* [What needs to be done] Each line from the top of the listing through the one holding "annotations = []" should be restated word for word, with nothing added and no pictures.

* [Material shown]
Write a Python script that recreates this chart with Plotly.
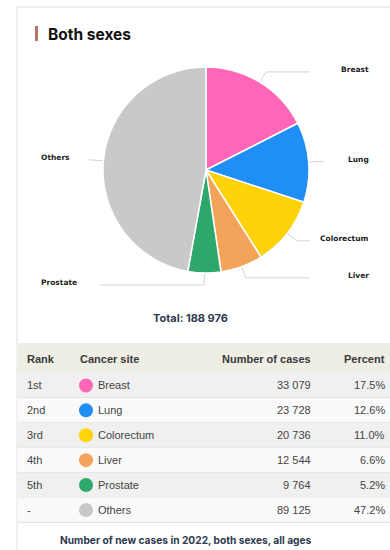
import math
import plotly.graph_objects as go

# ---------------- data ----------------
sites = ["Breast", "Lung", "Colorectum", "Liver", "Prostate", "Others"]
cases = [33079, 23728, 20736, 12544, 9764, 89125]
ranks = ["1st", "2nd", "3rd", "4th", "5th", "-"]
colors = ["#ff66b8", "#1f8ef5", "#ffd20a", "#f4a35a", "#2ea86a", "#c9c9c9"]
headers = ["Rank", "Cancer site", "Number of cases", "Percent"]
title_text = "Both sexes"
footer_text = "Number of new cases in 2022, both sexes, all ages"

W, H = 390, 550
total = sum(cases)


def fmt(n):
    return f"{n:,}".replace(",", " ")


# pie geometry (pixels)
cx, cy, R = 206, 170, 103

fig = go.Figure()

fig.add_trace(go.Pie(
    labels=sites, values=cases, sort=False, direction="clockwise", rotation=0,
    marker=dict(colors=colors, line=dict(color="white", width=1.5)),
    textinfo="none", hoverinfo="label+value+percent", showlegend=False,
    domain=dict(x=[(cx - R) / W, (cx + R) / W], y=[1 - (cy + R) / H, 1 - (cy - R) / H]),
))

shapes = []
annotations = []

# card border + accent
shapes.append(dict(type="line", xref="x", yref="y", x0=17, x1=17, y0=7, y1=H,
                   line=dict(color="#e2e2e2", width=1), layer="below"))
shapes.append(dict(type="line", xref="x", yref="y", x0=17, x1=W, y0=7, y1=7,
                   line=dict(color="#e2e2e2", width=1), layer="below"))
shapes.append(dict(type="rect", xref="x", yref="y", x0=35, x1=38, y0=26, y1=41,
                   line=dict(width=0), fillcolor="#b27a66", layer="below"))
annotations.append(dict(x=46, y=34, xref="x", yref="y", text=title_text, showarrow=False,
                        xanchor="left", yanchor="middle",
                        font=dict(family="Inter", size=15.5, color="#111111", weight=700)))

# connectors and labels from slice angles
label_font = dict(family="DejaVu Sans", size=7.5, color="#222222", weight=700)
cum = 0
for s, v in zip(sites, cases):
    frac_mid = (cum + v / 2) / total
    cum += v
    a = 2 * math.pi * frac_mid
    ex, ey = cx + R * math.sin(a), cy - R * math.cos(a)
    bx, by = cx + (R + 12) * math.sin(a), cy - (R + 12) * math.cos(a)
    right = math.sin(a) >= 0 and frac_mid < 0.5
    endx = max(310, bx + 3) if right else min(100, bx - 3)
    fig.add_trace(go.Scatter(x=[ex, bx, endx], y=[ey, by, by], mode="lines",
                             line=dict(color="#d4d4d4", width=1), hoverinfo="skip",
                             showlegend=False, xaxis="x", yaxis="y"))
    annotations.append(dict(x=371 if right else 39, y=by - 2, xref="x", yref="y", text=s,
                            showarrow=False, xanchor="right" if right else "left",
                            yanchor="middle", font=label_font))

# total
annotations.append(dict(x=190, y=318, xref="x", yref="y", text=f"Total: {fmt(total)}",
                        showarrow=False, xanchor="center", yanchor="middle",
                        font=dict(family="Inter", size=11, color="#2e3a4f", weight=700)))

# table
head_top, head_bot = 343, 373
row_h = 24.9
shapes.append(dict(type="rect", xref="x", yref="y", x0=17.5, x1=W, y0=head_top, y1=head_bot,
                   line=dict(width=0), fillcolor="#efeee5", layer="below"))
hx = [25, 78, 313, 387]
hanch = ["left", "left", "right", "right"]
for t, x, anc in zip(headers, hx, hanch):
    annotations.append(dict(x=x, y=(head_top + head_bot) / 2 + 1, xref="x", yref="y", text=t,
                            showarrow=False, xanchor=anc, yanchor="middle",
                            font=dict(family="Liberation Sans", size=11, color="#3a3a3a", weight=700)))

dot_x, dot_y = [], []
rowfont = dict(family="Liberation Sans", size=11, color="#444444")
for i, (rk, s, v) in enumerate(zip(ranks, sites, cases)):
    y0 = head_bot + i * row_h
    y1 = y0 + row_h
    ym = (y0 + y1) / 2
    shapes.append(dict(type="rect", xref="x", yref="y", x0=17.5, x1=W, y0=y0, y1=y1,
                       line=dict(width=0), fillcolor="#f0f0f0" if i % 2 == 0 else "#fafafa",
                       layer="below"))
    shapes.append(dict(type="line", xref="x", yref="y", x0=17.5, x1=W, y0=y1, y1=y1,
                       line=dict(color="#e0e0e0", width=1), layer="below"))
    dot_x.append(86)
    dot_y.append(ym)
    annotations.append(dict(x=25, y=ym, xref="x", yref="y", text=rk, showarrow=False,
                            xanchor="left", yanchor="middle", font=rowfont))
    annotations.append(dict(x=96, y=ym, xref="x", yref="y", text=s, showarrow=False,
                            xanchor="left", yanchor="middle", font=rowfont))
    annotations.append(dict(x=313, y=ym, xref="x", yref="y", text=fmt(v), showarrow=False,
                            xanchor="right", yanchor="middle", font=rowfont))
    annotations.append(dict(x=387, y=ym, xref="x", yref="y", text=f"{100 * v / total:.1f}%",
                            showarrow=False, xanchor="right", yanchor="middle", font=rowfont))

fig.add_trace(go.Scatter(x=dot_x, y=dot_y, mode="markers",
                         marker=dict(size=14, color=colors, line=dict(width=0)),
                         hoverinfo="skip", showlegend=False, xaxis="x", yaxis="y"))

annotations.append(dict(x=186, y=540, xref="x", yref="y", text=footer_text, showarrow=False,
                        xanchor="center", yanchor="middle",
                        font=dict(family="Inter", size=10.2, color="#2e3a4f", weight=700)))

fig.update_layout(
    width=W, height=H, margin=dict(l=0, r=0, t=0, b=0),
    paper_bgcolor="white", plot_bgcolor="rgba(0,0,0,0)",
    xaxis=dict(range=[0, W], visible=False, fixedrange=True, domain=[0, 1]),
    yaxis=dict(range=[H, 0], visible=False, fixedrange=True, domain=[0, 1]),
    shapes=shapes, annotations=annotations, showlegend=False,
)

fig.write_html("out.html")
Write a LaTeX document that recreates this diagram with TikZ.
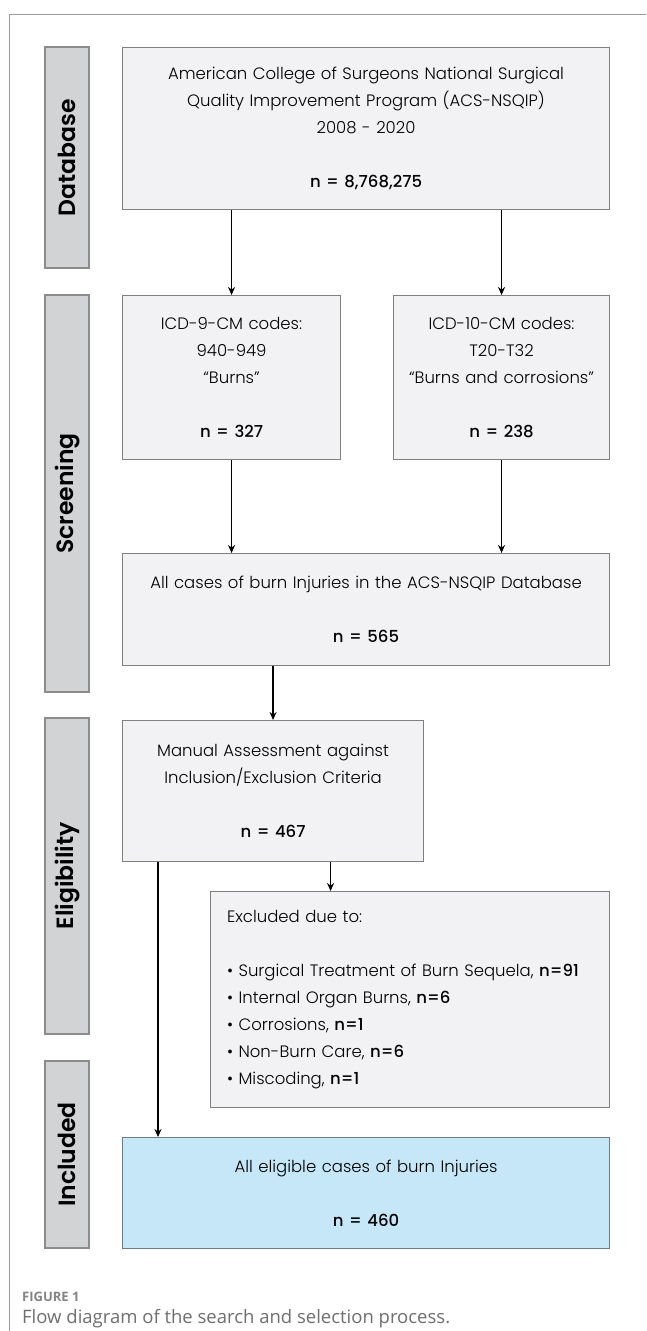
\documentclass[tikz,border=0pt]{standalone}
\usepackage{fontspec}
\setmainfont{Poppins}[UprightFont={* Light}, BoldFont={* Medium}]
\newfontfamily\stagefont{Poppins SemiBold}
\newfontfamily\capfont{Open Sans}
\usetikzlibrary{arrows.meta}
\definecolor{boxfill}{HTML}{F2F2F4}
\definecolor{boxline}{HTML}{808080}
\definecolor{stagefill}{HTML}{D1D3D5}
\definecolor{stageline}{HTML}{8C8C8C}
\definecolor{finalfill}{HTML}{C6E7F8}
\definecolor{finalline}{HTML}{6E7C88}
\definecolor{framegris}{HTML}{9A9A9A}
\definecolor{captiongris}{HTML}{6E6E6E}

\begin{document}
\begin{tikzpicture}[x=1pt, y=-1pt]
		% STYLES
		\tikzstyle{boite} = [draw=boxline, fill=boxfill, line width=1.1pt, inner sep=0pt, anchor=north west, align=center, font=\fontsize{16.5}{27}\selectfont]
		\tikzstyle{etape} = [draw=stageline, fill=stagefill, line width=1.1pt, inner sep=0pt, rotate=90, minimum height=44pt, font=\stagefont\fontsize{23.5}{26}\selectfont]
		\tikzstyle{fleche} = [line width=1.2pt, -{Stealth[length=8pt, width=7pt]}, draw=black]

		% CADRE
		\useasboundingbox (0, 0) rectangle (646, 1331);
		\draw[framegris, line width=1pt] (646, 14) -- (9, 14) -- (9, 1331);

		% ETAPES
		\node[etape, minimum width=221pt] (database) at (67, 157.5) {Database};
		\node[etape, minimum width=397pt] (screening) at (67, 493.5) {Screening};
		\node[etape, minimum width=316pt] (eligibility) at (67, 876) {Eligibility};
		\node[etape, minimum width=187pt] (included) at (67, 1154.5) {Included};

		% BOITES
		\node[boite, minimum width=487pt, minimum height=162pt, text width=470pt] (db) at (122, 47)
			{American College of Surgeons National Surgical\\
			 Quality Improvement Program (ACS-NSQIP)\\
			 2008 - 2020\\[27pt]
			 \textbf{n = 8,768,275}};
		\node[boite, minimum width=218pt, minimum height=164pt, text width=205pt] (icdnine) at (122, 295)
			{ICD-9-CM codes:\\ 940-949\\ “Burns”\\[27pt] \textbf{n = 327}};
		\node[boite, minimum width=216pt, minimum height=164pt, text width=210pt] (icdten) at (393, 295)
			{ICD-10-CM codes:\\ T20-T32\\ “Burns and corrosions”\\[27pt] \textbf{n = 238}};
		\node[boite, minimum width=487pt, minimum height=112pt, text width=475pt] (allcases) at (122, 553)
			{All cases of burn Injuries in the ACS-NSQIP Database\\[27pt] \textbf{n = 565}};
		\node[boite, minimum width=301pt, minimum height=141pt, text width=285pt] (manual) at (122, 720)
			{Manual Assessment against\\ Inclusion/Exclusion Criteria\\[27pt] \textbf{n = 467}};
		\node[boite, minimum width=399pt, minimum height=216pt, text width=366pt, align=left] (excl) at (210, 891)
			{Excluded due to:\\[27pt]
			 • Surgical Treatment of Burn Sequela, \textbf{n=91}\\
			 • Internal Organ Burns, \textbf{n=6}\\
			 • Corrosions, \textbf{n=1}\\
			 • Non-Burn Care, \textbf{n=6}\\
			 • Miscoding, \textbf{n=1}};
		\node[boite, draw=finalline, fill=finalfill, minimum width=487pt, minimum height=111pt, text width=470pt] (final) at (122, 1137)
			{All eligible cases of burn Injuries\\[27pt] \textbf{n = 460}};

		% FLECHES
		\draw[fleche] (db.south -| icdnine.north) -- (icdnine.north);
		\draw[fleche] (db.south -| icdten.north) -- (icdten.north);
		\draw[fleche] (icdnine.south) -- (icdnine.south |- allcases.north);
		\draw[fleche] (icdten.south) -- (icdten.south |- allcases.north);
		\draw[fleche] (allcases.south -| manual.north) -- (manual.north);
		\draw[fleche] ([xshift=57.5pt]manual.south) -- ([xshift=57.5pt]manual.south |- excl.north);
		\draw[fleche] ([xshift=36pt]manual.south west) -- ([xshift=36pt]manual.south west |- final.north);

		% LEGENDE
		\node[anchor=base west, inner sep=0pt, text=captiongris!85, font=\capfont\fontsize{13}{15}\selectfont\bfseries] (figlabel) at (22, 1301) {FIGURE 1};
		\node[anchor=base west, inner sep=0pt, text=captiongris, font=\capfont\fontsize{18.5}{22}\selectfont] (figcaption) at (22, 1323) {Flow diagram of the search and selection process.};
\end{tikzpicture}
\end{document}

* [Response below]
Write a Python script that recreates this chart with Plotly.
import math
import plotly.graph_objects as go

# ---------------- data ----------------
sites = ["Breast", "Lung", "Colorectum", "Liver", "Prostate", "Others"]
cases = [33079, 23728, 20736, 12544, 9764, 89125]
ranks = ["1st", "2nd", "3rd", "4th", "5th", "-"]
colors = ["#ff66b8", "#1f8ef5", "#ffd20a", "#f4a35a", "#2ea86a", "#c9c9c9"]
headers = ["Rank", "Cancer site", "Number of cases", "Percent"]
title_text = "Both sexes"
footer_text = "Number of new cases in 2022, both sexes, all ages"

W, H = 390, 550
total = sum(cases)


def fmt(n):
    return f"{n:,}".replace(",", " ")


# pie geometry (pixels)
cx, cy, R = 206, 170, 103

fig = go.Figure()

fig.add_trace(go.Pie(
    labels=sites, values=cases, sort=False, direction="clockwise", rotation=0,
    marker=dict(colors=colors, line=dict(color="white", width=1.5)),
    textinfo="none", hoverinfo="label+value+percent", showlegend=False,
    domain=dict(x=[(cx - R) / W, (cx + R) / W], y=[1 - (cy + R) / H, 1 - (cy - R) / H]),
))

shapes = []
annotations = []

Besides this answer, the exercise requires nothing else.